**EXERCISE DESCRIPTION:** Please write out the lines of the data exactly, beginning with the first and ending with the line containing "ys = [level[s]"; leave the pictures behind.

[Charts and diagrams as code]
##############################
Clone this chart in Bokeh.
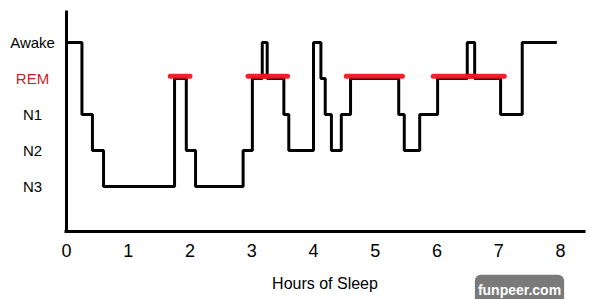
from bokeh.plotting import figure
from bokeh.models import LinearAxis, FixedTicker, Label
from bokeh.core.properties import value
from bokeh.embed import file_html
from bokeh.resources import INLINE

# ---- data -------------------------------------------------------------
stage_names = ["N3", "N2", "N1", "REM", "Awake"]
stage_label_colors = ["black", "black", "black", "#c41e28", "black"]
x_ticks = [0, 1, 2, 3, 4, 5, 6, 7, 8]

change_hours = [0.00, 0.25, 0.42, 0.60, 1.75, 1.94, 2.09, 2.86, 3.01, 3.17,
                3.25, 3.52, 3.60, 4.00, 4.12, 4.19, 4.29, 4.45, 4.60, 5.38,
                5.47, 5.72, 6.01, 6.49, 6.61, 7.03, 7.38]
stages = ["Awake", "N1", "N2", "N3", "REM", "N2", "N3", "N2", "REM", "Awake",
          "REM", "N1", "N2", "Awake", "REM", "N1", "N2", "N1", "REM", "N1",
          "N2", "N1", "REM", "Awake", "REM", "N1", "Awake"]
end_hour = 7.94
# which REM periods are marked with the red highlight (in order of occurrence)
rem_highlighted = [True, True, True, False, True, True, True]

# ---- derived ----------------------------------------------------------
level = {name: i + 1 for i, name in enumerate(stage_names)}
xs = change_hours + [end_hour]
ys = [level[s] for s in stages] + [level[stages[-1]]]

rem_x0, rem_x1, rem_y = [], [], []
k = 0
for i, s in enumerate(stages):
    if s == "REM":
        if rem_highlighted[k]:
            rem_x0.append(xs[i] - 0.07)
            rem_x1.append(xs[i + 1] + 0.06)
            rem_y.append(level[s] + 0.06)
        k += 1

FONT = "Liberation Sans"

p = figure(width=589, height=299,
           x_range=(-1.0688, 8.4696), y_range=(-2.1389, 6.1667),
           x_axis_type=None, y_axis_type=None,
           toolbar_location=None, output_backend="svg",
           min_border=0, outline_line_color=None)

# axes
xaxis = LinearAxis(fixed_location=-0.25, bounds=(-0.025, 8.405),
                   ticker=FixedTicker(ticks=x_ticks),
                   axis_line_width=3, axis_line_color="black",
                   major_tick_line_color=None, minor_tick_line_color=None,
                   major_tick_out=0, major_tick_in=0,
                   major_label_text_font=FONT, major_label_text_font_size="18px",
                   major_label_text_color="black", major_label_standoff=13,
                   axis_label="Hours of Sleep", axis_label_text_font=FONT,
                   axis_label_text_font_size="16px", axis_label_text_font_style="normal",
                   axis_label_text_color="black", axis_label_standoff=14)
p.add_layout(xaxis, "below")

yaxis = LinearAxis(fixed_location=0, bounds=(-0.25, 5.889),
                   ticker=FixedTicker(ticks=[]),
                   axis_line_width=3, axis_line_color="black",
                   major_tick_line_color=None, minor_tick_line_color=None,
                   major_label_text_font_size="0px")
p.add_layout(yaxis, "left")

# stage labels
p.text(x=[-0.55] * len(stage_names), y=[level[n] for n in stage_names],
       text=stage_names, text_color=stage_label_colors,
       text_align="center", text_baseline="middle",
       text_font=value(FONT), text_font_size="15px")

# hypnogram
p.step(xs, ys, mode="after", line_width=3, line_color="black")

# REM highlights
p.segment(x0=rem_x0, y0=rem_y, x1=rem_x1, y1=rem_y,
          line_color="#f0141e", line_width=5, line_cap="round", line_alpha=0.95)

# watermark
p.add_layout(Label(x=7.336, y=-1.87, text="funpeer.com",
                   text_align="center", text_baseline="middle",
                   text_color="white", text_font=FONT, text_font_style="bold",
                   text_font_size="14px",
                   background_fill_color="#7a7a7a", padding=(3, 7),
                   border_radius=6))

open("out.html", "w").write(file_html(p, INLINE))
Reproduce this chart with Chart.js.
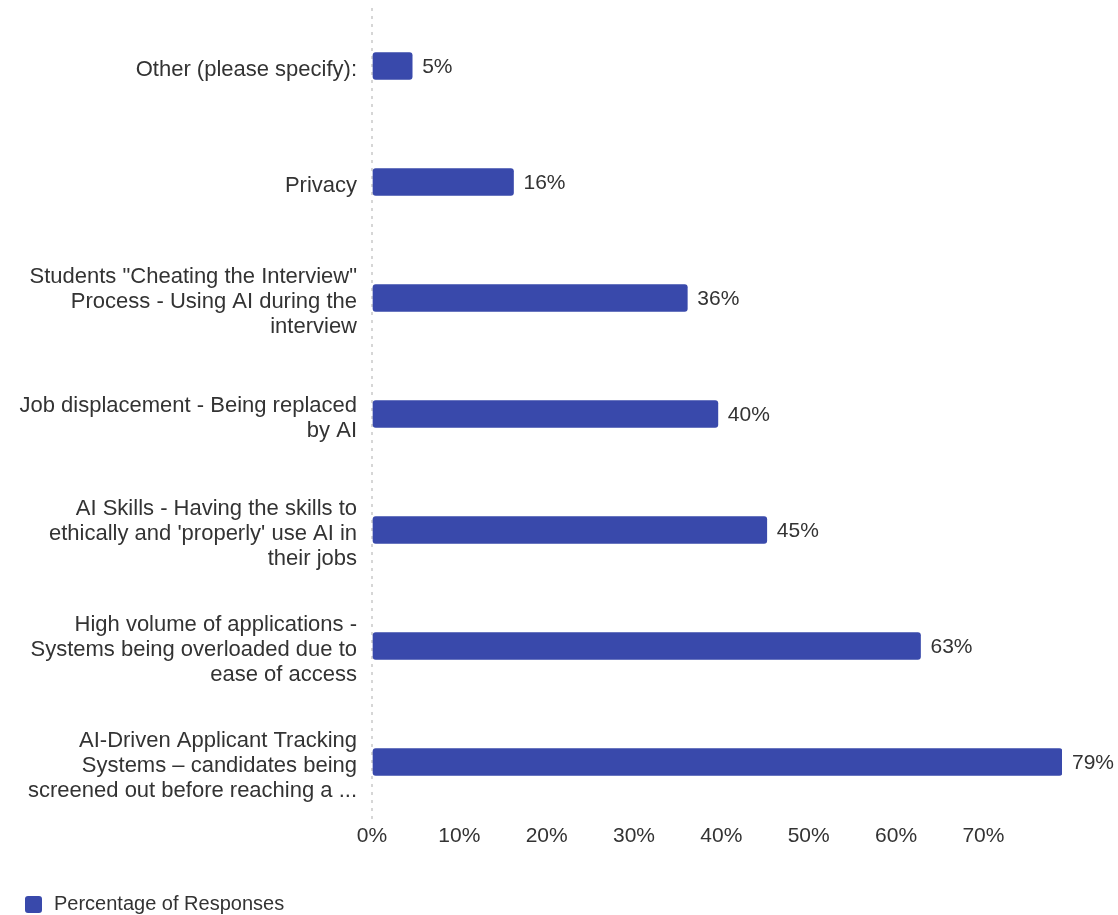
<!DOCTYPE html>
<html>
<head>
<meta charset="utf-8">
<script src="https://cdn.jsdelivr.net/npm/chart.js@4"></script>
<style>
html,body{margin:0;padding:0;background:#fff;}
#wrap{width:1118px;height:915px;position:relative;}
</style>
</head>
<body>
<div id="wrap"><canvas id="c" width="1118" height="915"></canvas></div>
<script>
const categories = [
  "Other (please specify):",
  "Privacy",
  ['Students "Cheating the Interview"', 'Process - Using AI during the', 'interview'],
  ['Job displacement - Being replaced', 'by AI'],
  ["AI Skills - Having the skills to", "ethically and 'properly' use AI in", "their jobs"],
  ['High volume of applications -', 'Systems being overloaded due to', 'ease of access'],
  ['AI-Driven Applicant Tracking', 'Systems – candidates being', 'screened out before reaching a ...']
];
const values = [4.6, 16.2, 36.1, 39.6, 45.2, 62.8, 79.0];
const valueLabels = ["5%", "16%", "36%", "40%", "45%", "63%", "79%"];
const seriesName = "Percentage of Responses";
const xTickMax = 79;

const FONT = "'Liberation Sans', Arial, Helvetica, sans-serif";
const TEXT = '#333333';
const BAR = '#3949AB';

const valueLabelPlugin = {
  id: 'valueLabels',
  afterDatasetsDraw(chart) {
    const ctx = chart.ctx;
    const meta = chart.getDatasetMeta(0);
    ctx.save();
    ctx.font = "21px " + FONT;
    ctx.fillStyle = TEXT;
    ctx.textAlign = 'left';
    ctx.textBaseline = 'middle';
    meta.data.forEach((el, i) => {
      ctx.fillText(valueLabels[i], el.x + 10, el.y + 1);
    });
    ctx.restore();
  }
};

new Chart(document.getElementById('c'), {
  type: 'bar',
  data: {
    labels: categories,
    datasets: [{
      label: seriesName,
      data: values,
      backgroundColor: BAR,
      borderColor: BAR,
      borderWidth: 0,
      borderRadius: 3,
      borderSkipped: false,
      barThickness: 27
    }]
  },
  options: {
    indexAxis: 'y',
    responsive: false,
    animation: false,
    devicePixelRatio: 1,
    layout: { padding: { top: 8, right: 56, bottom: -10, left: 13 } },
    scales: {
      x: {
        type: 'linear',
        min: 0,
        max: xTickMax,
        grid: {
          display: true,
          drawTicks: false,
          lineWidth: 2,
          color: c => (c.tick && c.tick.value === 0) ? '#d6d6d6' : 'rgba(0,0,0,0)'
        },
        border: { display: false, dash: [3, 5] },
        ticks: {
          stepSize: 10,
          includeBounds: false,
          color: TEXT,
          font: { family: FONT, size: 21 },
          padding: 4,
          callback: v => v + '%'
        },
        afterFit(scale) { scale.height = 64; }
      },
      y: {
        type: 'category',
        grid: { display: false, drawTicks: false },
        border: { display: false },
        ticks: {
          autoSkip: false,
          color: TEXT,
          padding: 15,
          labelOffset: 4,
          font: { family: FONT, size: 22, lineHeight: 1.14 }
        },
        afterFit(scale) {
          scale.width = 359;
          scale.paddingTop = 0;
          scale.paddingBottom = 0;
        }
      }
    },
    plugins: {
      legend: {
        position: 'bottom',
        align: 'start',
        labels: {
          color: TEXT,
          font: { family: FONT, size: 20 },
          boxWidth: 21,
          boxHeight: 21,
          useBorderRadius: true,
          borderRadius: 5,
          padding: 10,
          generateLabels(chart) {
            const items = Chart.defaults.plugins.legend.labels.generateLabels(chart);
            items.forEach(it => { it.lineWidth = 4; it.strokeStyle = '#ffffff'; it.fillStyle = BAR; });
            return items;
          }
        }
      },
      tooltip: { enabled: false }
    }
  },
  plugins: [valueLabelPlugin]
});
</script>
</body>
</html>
##############################
**CORRECT RESPONSE:**
Clone this chart in Bokeh.
from bokeh.plotting import figure
from bokeh.models import LinearAxis, FixedTicker, Label
from bokeh.core.properties import value
from bokeh.embed import file_html
from bokeh.resources import INLINE

# ---- data -------------------------------------------------------------
stage_names = ["N3", "N2", "N1", "REM", "Awake"]
stage_label_colors = ["black", "black", "black", "#c41e28", "black"]
x_ticks = [0, 1, 2, 3, 4, 5, 6, 7, 8]

change_hours = [0.00, 0.25, 0.42, 0.60, 1.75, 1.94, 2.09, 2.86, 3.01, 3.17,
                3.25, 3.52, 3.60, 4.00, 4.12, 4.19, 4.29, 4.45, 4.60, 5.38,
                5.47, 5.72, 6.01, 6.49, 6.61, 7.03, 7.38]
stages = ["Awake", "N1", "N2", "N3", "REM", "N2", "N3", "N2", "REM", "Awake",
          "REM", "N1", "N2", "Awake", "REM", "N1", "N2", "N1", "REM", "N1",
          "N2", "N1", "REM", "Awake", "REM", "N1", "Awake"]
end_hour = 7.94
# which REM periods are marked with the red highlight (in order of occurrence)
rem_highlighted = [True, True, True, False, True, True, True]

# ---- derived ----------------------------------------------------------
level = {name: i + 1 for i, name in enumerate(stage_names)}
xs = change_hours + [end_hour]
ys = [level[s] for s in stages] + [level[stages[-1]]]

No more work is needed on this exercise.